Model | Training Data Size | MAE (kcal) ↓ | RMSE (kcal) ↓ | R² ↑ |
---|---|---|---|---|
Qwen-VL-MAX | 0 (Base) | 126.5 | 185.3 | 0.521 |
100 | 125.4 | 184.2 | 0.525 | |
1,000 | 123.8 | 181.5 | 0.539 | |
10,000 | 107.5 | 159.1 | 0.612 | |
50,000 | 104.2 | 154.5 | 0.638 | |
GPT-4o | 0 (Base) | 98.7 | 148.1 | 0.685 |
100 | 98.4 | 147.8 | 0.687 | |
1,000 | 97.9 | 147.1 | 0.69 | |
10,000 | 96.2 | 144.9 | 0.702 | |
50,000 | 95.8 | 144.3 | 0.706 |
Key Findings:
- Diminishing Returns with Small Samples: Fine-tuning with just 100 or 1,000 samples resulted in very little performance improvement. The MAE for Qwen-VL-MAX only saw a minimal drop, and for GPT-4o, the gain was almost negligible. This suggests that a small amount of domain-specific data has a limited impact on powerful base models.
- The Scale Effect is Real: We observed a clear inflection point in performance when the training data size increased to 10,000 samples. Qwen-VL-MAX's MAE plummeted from 123.8 kcal with 1,000 samples to 107.5 kcal, a significant drop of 13.1%. This proves that high-quality data has immense value, but this value can only be unlocked after reaching a certain scale threshold.
- Continuous Improvement: As the data size continued to increase to 50,000, both models showed continuous improvement. Qwen-VL-MAX's overall MAE dropped by 17.6%, showing that a large-scale dataset can consistently boost a model's accuracy on specific tasks and help it close the gap with top-tier models.
Classification Task: Win Rate Comparison
We also analyzed the models' performance on classification tasks like dish names, ingredients, and cooking methods.
Model | Training Data Size | Dish Name (Win Rate) | Ingredients (Win Rate) | Cooking Method (Win Rate) |
---|---|---|---|---|
Qwen-VL-MAX | 100 | 50.5% | 50.2% | 50.3% |
1,000 | 51.5% | 51.3% | 51.2% | |
10,000 | 55.4% | 57.2% | 56.1% | |
50,000 | 57.9% | 60.2% | 58.7% | |
GPT-4o | 100 | 50.2% | 50.1% | 50.3% |
1,000 | 50.5% | 50.4% | 50.6% | |
10,000 | 50.8% | 50.8% | 50.6% | |
50,000 | 51.1% | 51.4% | 51.2% |
Key Findings:
- The classification results align with our regression findings. The performance gains were minimal with 100 and 1,000 samples but accelerated significantly once the data size crossed the 10,000-sample mark. This further validates the "data threshold effect": a model's true potential can only be unlocked when it's exposed to a sufficiently large amount of high-quality data.
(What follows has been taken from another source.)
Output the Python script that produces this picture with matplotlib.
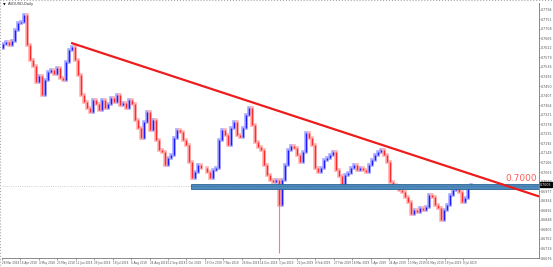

- These results demonstrate that the true value of MM-Food-100K lies in its scale. It not only provides high-quality annotations but, more importantly, offers a sufficient number of samples to unlock a model's full potential, enabling a significant performance breakthrough on domain-specific tasks.
Conclusion: Dataset Scale Determines True Value
Through this experimental iteration, we not only re-validated the value of the MM-Food-100K dataset but, more importantly, proved that its scale is its most crucial asset. A small amount of data may have a limited impact on a large model, but once the data volume reaches a certain level, the gains become non-linear, allowing the model to achieve a significant performance leap in a specific domain.
Although our public dataset contains 100,000 samples, we could only evaluate the effects up to 50,000 samples due to the current fine-tuning service limitations of large models. This raises a question for us: What would the performance ceiling be if we could fine-tune with 100,000, 500,000, or even more high-quality data points? We are confident that once these technical limitations are overcome, the true potential of large-scale datasets like MM-Food-100K will be fully unleashed.
We hope this post inspires more members of the community to explore this area. We look forward to seeing more research on the impact of large-scale data on model performance as we collectively explore the endless possibilities that data offers for AI development.